More recently, anthropologist Grant McCracken (2009), by combining a mastery of marketing, culture, anthropology, and modern business practice, argues that given the rapid changes in today’s business environment a chief cultural officer (CCO) is necessary for every company to anticipate cultural trends rather than passively waiting and reacting. McCracken suggests that the chief cultural officer should have the ability to process massive amounts of data and spot crucial developments among an array of possibilities. CCOs will be able to see the future coming, no matter which industry they serve, and create value for shareholders, move product, create profit and increase the bottom line.
A business, like a small-scale society or subculture, exists under certain rules and policies established by the government or industries. As discussed previously, a business firm consists of many individuals, of both genders, and a wide range of ages with different educational backgrounds; moreover, the individuals within the same business organization may have different skills and levels of ability. A business firm may include members of different ethnic groups and representatives of different socioeconomic classes. Each of these individuals will play a particular role in the institutional structure of the business, and this role conveys, on each, a particular status in the corporate hierarchy structure. The first, and perhaps the most important, contribution of business anthropologists to business organizations therefore is their systematic understanding of the corporate or organizational culture (Kotter, 1991; Reeves-Ellington, 1999).
For anthropologists, business firms are not only economic organizations that exists primarily to make a profit, but also groups of people similar in many respects to the other kinds of human groups studied by anthropologists traditionally. Business anthropologists have the ability to “penetrate” corporate cultures and to elicit not only formal but also informal knowledge from them (Garza, 1991). For example, business anthropologist Eleanor Wynn, who has worked for a number of high-tech companies on a consulting basis, compares the work she did for one of them, the Xerox Corporation, to “going to deepest, darkest New Guinea… What goes on in an R&D (research and development) computer lab … was one of the strangest things I’d ever seen” (Quoted in Corcoran, 1993).

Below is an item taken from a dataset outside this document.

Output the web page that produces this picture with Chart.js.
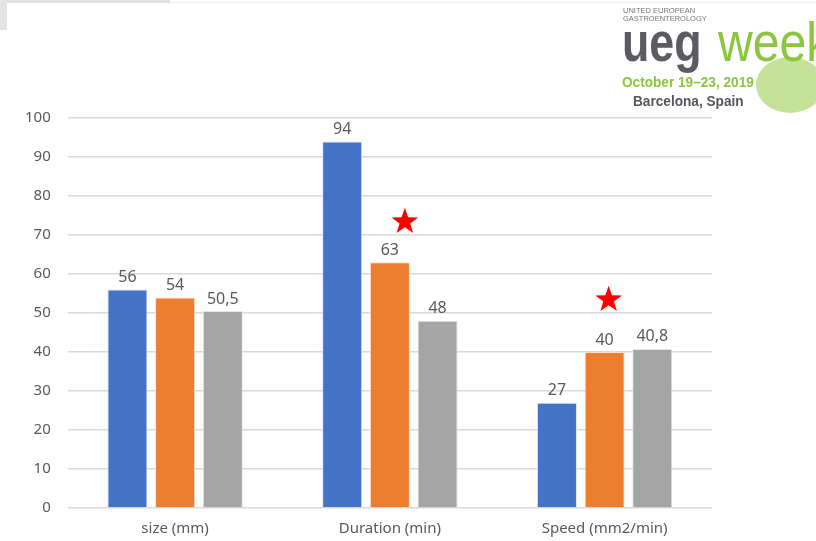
<!DOCTYPE html>
<html lang="en">
<head>
<meta charset="UTF-8">
<title>UEG week chart</title>
<script src="https://cdn.jsdelivr.net/npm/chart.js@4.4.1/dist/chart.umd.min.js"></script>
<style>
  html, body { margin: 0; padding: 0; background: #fff; }
  #wrap { position: relative; width: 816px; height: 541px; overflow: hidden; font-family: "Noto Sans", sans-serif; }
  #graph { position: absolute; left: 0; top: 0; }
  .topbar { position: absolute; left: 0; top: 0; width: 170px; height: 3px; background: #e0e0e0; }
  .topline { position: absolute; left: 170px; top: 2px; width: 646px; height: 1px; background: #f0f0f0; }
  .leftbar { position: absolute; left: 0; top: 0; width: 7px; height: 30px; background: #e4e4e4; }
  .logo { position: absolute; left: 620px; top: 4px; width: 196px; height: 110px; font-family: "Liberation Sans", sans-serif; }
  .logo div { position: absolute; white-space: nowrap; transform-origin: left top; }
  .logo .small { left: 3px; top: 3px; font-size: 7.5px; line-height: 8px; color: #777; }
  .logo .ueg { left: 2px; top: 7px; font-size: 56px; line-height: 1.117; font-weight: bold; color: #5a5c61; transform: scaleX(0.8); }
  .logo .week { left: 98px; top: 7px; font-size: 56px; line-height: 1.117; color: #8cc63f; transform: scaleX(0.86); }
  .logo .leaf { left: 136px; top: 53px; width: 68px; height: 56px; border-radius: 50%; background: #c6e29a; }
  .logo .date { left: 2px; top: 70px; font-size: 14.5px; font-weight: bold; color: #8cc63f; transform: scaleX(0.94); }
  .logo .city { left: 13px; top: 89px; font-size: 14.5px; font-weight: bold; color: #55575b; transform: scaleX(0.94); }
</style>
</head>
<body>
<div id="wrap">
  <canvas id="graph" width="816" height="541"></canvas>
  <div class="topbar"></div>
  <div class="topline"></div>
  <div class="leftbar"></div>
  <div class="logo">
    <div class="leaf"></div>
    <div class="small">UNITED EUROPEAN<br>GASTROENTEROLOGY</div>
    <div class="ueg">ueg</div>
    <div class="week">week</div>
    <div class="date">October 19–23, 2019</div>
    <div class="city">Barcelona, Spain</div>
  </div>
</div>
<script>
  const categories = ['size (mm)', 'Duration (min)', 'Speed (mm2/min)'];
  const seriesBlue = [56, 94, 27];
  const seriesOrange = [54, 63, 40];
  const seriesGray = [50.5, 48, 40.8];
  // red stars: category index + y value where they sit
  const starCategories = [1, 2];
  const starValues = [73.4, 53.4];

  const fmt = v => String(v).replace('.', ',');

  const valueLabels = {
    id: 'valueLabels',
    afterDatasetsDraw(chart) {
      const ctx = chart.ctx;
      ctx.save();
      ctx.font = '16px "Noto Sans", sans-serif';
      ctx.fillStyle = '#595959';
      ctx.textAlign = 'center';
      ctx.textBaseline = 'bottom';
      chart.data.datasets.forEach((ds, i) => {
        chart.getDatasetMeta(i).data.forEach((bar, j) => {
          ctx.fillText(fmt(ds.data[j]), bar.x, bar.y - 4);
        });
      });
      ctx.restore();
    }
  };

  const stars = {
    id: 'stars',
    afterDatasetsDraw(chart, args, opts) {
      const ctx = chart.ctx;
      const meta = chart.getDatasetMeta(1);
      ctx.save();
      ctx.fillStyle = '#ff0000';
      starCategories.forEach((c, k) => {
        const cx = meta.data[c].x + opts.dx[k];
        const cy = chart.scales.y.getPixelForValue(starValues[k]);
        const R = 14, r = 5.6;
        ctx.beginPath();
        for (let n = 0; n < 10; n++) {
          const a = -Math.PI / 2 + n * Math.PI / 5;
          const rad = n % 2 === 0 ? R : r;
          ctx.lineTo(cx + rad * Math.cos(a), cy + rad * Math.sin(a));
        }
        ctx.closePath();
        ctx.fill();
      });
      ctx.restore();
    }
  };

  const ctx = document.getElementById('graph').getContext('2d');
  new Chart(ctx, {
    type: 'bar',
    data: {
      labels: categories,
      datasets: [
        { data: seriesBlue, backgroundColor: '#4472C4', borderColor: '#dbe4f3', borderWidth: 1 },
        { data: seriesOrange, backgroundColor: '#ED7D31', borderColor: '#fbe0cf', borderWidth: 1 },
        { data: seriesGray, backgroundColor: '#A5A5A5', borderColor: '#e6e6e6', borderWidth: 1 }
      ]
    },
    options: {
      responsive: false,
      animation: false,
      categoryPercentage: 0.666,
      barPercentage: 0.84,
      layout: { padding: { top: 118, right: 104, left: 8, bottom: 0 } },
      plugins: { legend: { display: false }, tooltip: { enabled: false }, stars: { dx: [15, 4] } },
      scales: {
        y: {
          min: 0, max: 100,
          ticks: { stepSize: 10, color: '#595959', font: { family: 'Noto Sans', size: 15 }, padding: 17 },
          grid: { color: '#d9d9d9', lineWidth: 1.5, drawTicks: false },
          border: { display: false }
        },
        x: {
          ticks: { color: '#595959', font: { family: 'Noto Sans', size: 15, lineHeight: 1.0 }, padding: 5 },
          grid: { display: false },
          border: { display: false }
        }
      }
    },
    plugins: [valueLabels, stars]
  });
</script>
</body>
</html>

Business anthropologists tend to find out the answers to the following questions in a given business organization under the study: Who are the leaders and who are the followers in the business? How many different groups of people exist in the business? What common beliefs, values, and attitudes do members of each group inside the business hold? What does the existing political hierarchy, according to which power and authority are wielded and responsibility is delegated, look like? How is information passed through among the members of each group? How do group members relate to and communicate with each other? What causes disputes among group members, among groups, and how are these resolved? It is sometimes difficult to convey to business managers that studying the answers to these and other anthropological questions can lead to corporate policy recommendations, which will be able to help a business function more smoothly and thus more profitably. Anthropological theory is sometimes not easily adopted by the average businessperson (Aguilera, 1996).
According to Gwynne (2003), any cultural anthropologist who is going to unknot and make explicable the culture of a small-scale society will have several different models to follow, which include Levi-Strauss’s structuralism, Malinowski’s functionalism, Geertz’s symbolic approach, and Marcus’s postmodern approach. Each of these models, and there are many others as well, provides a different means for conceiving of and investigating the culture of a group of people who are bonded together by same shared common values. Any of the models listed above can be used as a conceptual tool for investigating the culture of a business organization. Dr. Alfons van Marrewijk (2010) identified that, in the European context, business anthropologists developed their own interpretive perceptions on organizational culture, and created a cultural approach to study organizational issues. The analysis of the culture for a specific business organization by business anthropologists can be approached in different ways.
In reality, no matter what the model to be followed, a business anthropologist will always view a business as a bounded cultural community of people to be studied, analyzed, and understood in the same manners as other anthropologists study non-business communities (Gwynne, 2003). Take Judith Benson, an applied anthropologist, as an example. She worked for Kaiser Permanente, a health care management firm. Her responsibilities ranged from conducting focus groups to setting up a computerized system for processing clients’ complaints and managing a local call center. When Kaiser decided to embark on a “re-engineering” project intended to implement significant organizational changes within the firm, she smoothed the way for process change by offering guidance to the team members on how to identify the cultural context within which the change would take place. One of her concerns was to ensure that any changes made to the corporate culture would be sustainable for employees being affected, a task she addressed by developing a series of strategies that promoted communication, idea sharing, and collaboration among employees:
“I worked closely with individuals whom I recognized as potential roadblocks to the process change…I spent time with these major stakeholders to understand their points of view. At the same time, I worked with team members so that they could develop the process change in a way that blended with rather than confronted the existing cultural context.” (Benson, 2000).